Un rascacielos con cubierta a dos aguas
En Seúl, Herzog & de Meuron concluyeron la domesticación de una torre, un triángulo de hormigón artesanal para la Fundación Sonegun
Los suizos Herzog & de Meuron han reinventado el museo del siglo XXI. Sus trabajos dejaron atrás la voluntad de reclamo del Guggenheim (el edificio espectáculo) para indagar en ideas como la transformación de infraestructuras (Tate Modern en Londres o Caixaforum en Madrid), el edificio-paisaje (Tea en Tenerife, De Young en San Franciso o Walker Art Center en Minneapolis) o la invención matérica (Shaulager en Basilea).
Su proyecto para la Fundación Cultural Songeun en Cheongdam Dong, en la zona sur de Seúl, es una versión depurada de todo ese recorrido. Y, como cada uno de sus trabajos anteriores, incorpora los logros depurados. Es así, estos arquitectos aprovechan cada encargo para dar un pequeño paso más en osadía, experimentación matérica o acercamiento a la naturaleza. En este caso, la geometría, lejos de componer una imagen orgánica, pétrea o rocosa como en otras ocasiones, dibuja un trazo preciso, casi refinado. Y cada una de las decisiones del inmueble: su contacto con la calle, su manera de contribuir a la ciudad, la marca de su identidad y la mezcla de contrastes refuerza una idea de crecimiento y conocimiento que lleva a una paradoja: arriesgar mientras se asegura. Voy a tratar de explicarme.
El edificio le habla tanto a la ciudad, rotunda y, sin embargo, discretamente, como al arte que expone, dando un paso atrás. Se dirige tanto a la obra expuesta como al visitante: descubriendo en el interior un espacio orgánico, curvo, cálido, donde la madera asienta la atmósfera. Así, este esbelto museo es a la vez una marca urbana y un lugar de encuentro. Un espacio donde el arte y el visitante se encuentran y un edificio que uno encuentra en la ciudad.

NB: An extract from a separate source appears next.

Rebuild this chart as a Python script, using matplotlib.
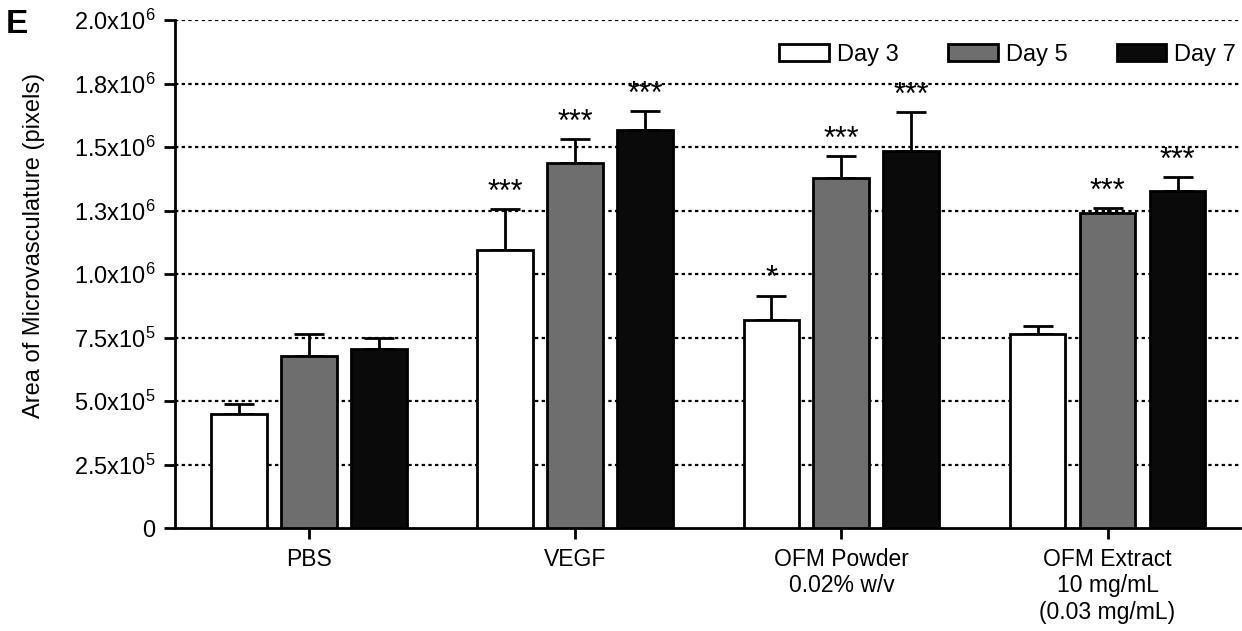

La geometría es audaz. Apunta hacia el crecimiento de la escala urbana en el barrio y, a la vez, cede espacio para un patio trasero y un pino. Por eso es cercana, amable, como un rascacielos domesticado, con una ingeniosa cubierta a dos aguas. O a una, según se mire. Esa forma singularmente triangular —como la empleada en la ampliación de la Tate Modern, es, esta vez, más precisa que orgánica, y, sin embargo, sigue siendo matérica: el hormigón parece trabajado artesanalmente. Tiene el tacto de las vetas de la madera. Y la uniformidad del cemento.
Es, se aprecia a simple vista, un edificio escultórico. Y, sin embargo, aprovecha al máximo el volumen permitido, es decir, es pragmático y con ambición artística. Su fortaleza radica en la belleza de los escasos gestos arquitectónicos que lo definen: el propio triángulo, el acceso retrasado en el propio volumen, los escasos ventanales que lo descubren sin acercarlo, el jardín donde la escala se hace más íntima. Con 11 plantas sobre el nivel del suelo y cinco bajo tierra, consigue encerrar 8.000 metros cuadrados en un edificio esbelto que parece más grande por dentro que por fuera.
Así, hermético y, sin embargo, abierto por un corte, rotundo y capaz de invitar al paseante a visitar el jardín público que protege, tiene dos cortes que permiten el acceso a su interior. A un lado, la rampa parece una marca escultórica y a la vez lleva luz a los espacios subterráneos. Al otro, un corte en la base del triángulo construye un hueco limpio por el que se entra en el museo. Son los cortes los que definen la plasticidad del museo. Los ventanales verticales anuncian el mundo cálido en el interior. El triangular, lateral, se hace eco de la forma del inmueble. Y lleva luz a las oficinas.
Así, los materiales se acompañan y contrastan. El hormigón es estructural, pero está tratado como materia escultórica: lleva las marcas de la madera de pino empleadas como moldes. Y por eso, anuncia sutilmente el lugar: Sonegun, que en coreano significa: pino escondido. El inmueble le habla a la vez a los ojos y a la mano. Consigue una escala humana y una presencia a la vez urbana y táctil. Nueva, pero imposible de ubicar en el tiempo.